Peters was director of the Federal Bureau of Prisons until she was dismissed on the first day of President Donald Trump’s administration in January. She is bringing two of her top federal deputies along to help run the state’s system.
She was appointed after a four-month trial run during which she developed an action plan that Peters projects will take years to correct long-festering problems. That includes bringing “culture change” to the California Department of Corrections and Rehabilitation, where she found low morale among mental health workers in part because of chronic understaffing and in part because they often fear the very prisoners they are supposed to be helping.
No other cajoling or court actions short of federal control have worked to bring adequate mental health care, Mueller decided.
Mueller’s previous actions culminated in her holding top state officials in contempt last year for understaffing and ordering fines that now exceed $114 million. State officials said they were unable to recruit enough staff because of a nationwide shortage of mental health workers, including a roughly 40% shortage of psychologists and psychiatrists in California.
In April 2023, Mueller also began assessing $1,000-a-day fines for the state’s failure to implement court-ordered suicide prevention measures, yet a court expert’s report in September found the state still is not in compliance. The prisons’ 2023 suicide rate was higher than when the class-action lawsuit was filed in 1995. The 2024 rate was the highest on record.
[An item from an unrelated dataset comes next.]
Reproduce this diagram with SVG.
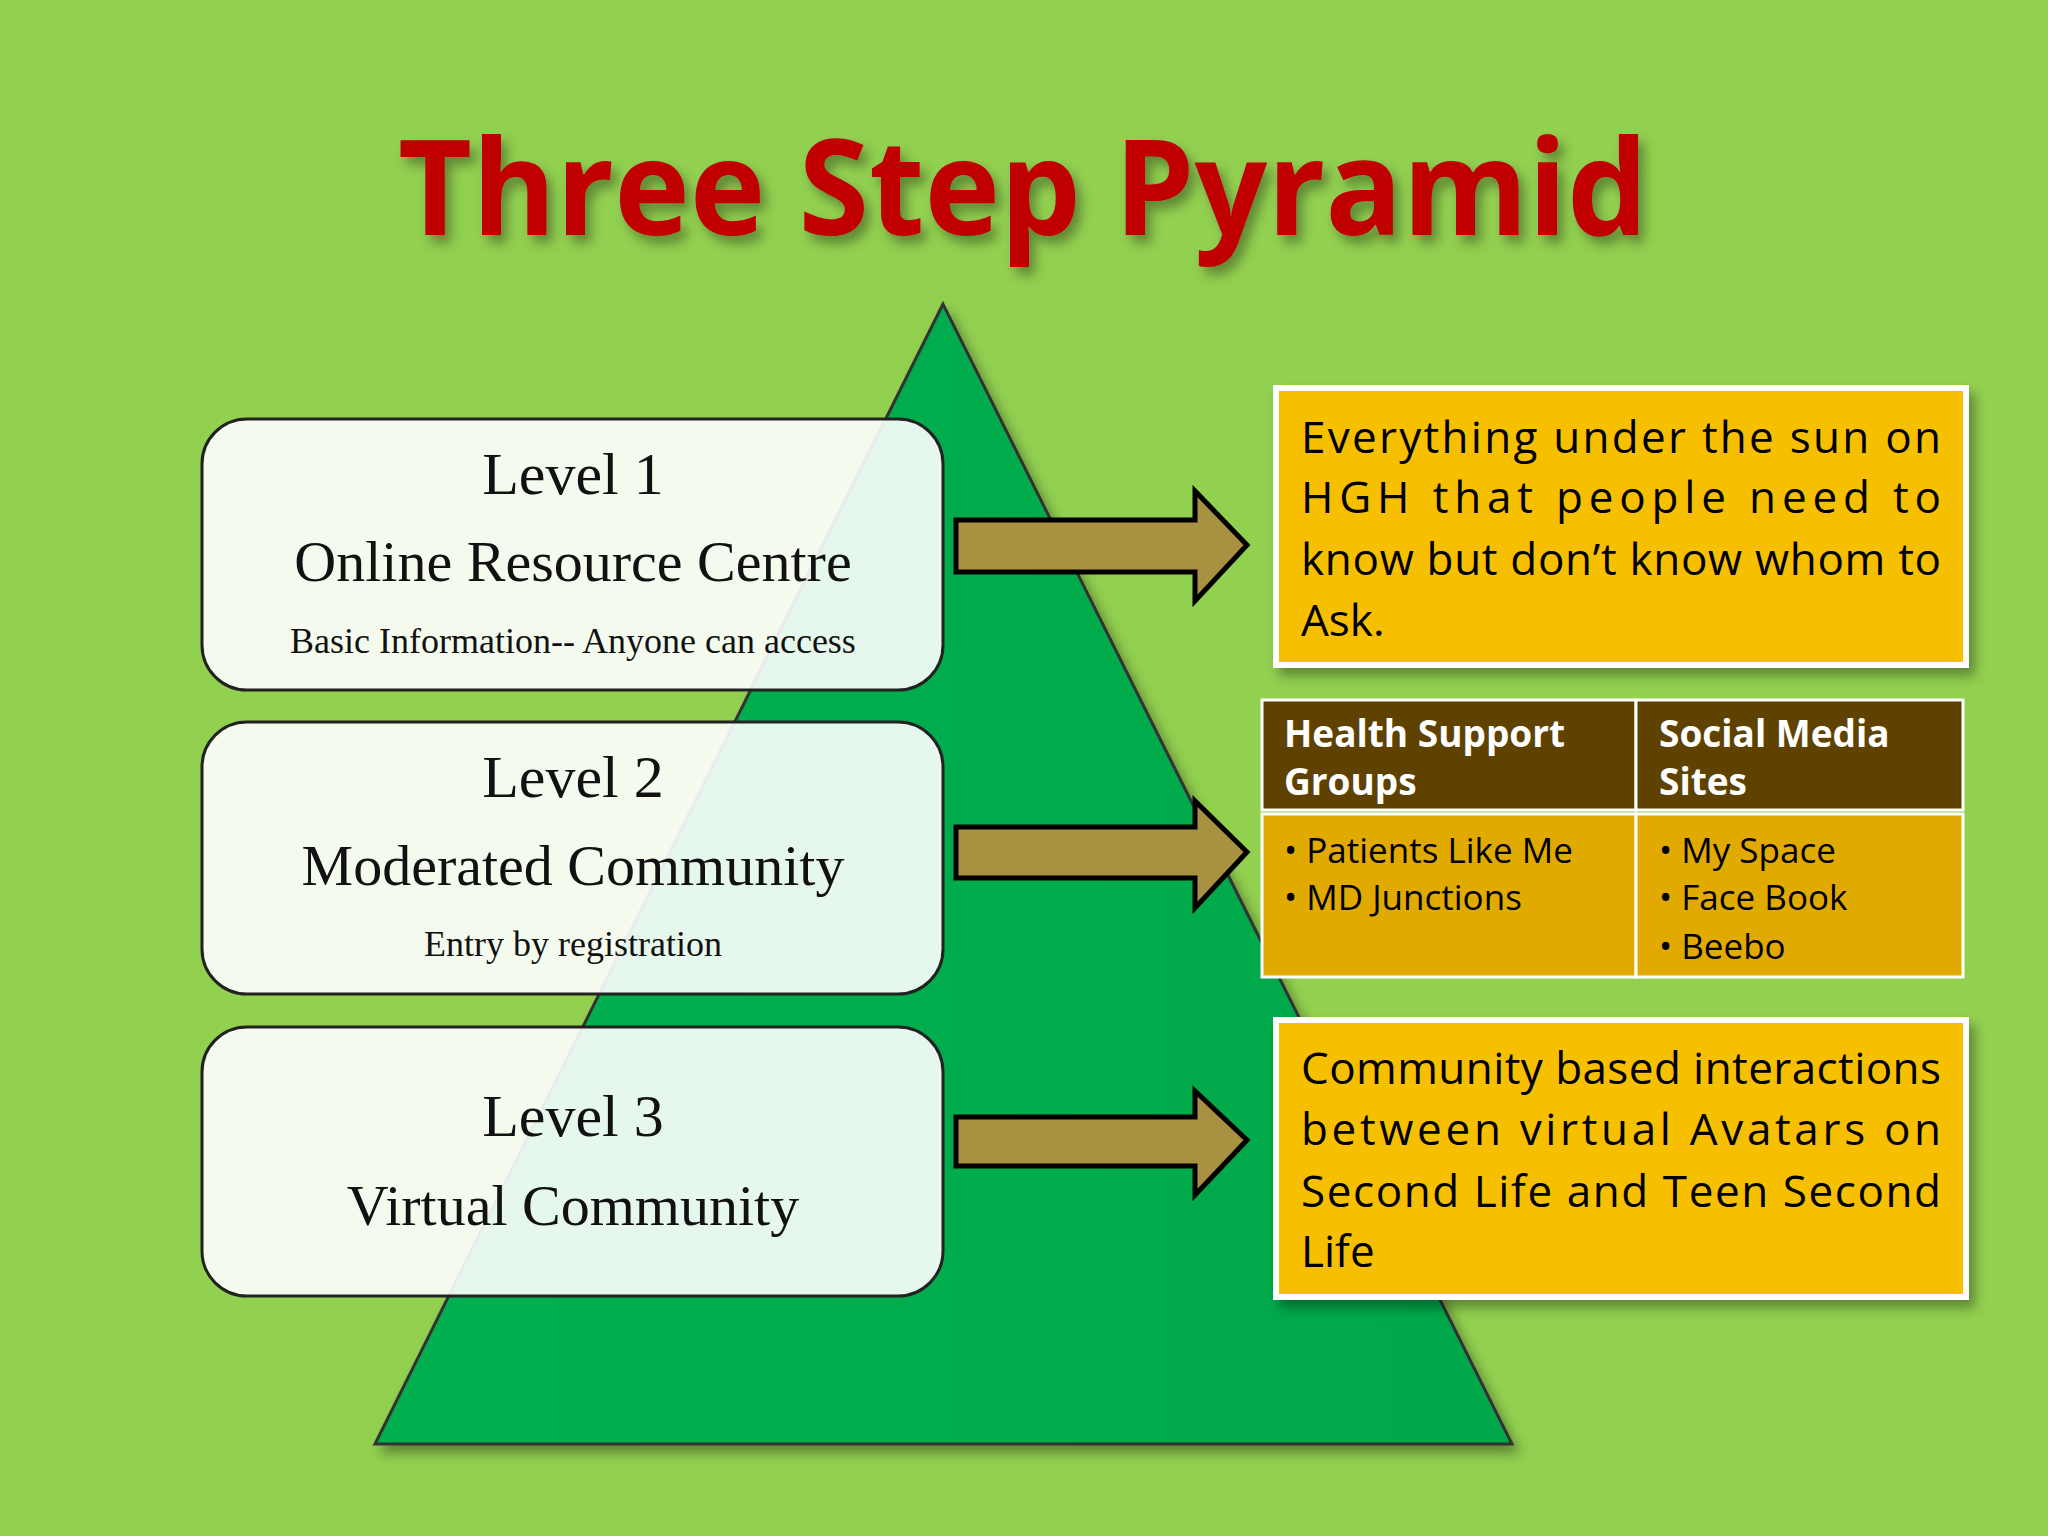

“The work is unfinished, the progress too slow and no end in sight if the current framework remains in place,” Mueller wrote in appointing Peters. “Despite the court’s issuance of over 250 orders in thirty years, this case remains rife with conflict and delay.”
State officials under Gov. Gavin Newsom “have resisted much of the way,” Mueller said, filing 18 unsuccessful appeals in just the last eight years and leading to what she termed a “vicious adversarial cycle” that she hopes can be broken by her appointing a receiver.
Attorneys for the state argued that Mueller lacked the legal grounds to appoint a receiver, though they did not appeal her decision. Mueller’s order included incentives for the state’s acquiescence, including a hold on the contempt fines and no new contempt proceedings while the receiver does her work.

“This is a time for fresh eyes and fresh ideas,” the state’s attorneys said in generally supporting Peters’ reform plan over the court’s continued use of a special master with fewer powers.
Fixing the systemic problems “will go faster with the cooperation of everyone working together towards that goal. We’re very hopeful that that’s going to happen,” said Michael Bien, an attorney representing prisoners in the lawsuit. “I’m still concerned that there are people in the state, they still want to fight the case rather than solve the problem.”
In a statement, the Department of Corrections and Rehabilitation said, “Wellbeing of all incarcerated people and employees is a top priority of the Department. We are proud of the significant improvements in the mental health care of the incarcerated population and we are committed to working with the court-appointed receiver.”
Peters said fixing the mental health system won’t come cheaply, nor quickly. Five to seven years is “very optimistic” and depends in large part on the state’s “willingness to turn toward constructive, forward-looking implementation and away from litigation,” she said in her reform plan.
She expects to spend about $9 million annually on her core staff of 10 plus another eight full- and part-time experts, plus an additional nearly $7 million on resources teams and consultants to help fix the problems she sees within the current system.
The lion’s share will be more than $25 million a year to make permanent bonuses of up to $20,000 to hire and retain mental health workers like psychologists and psychiatric social workers. That drives her total expected annual spending to more than $41 million or nearly $290 million over seven years.
Don Thompson is a Roseville-based freelance journalist.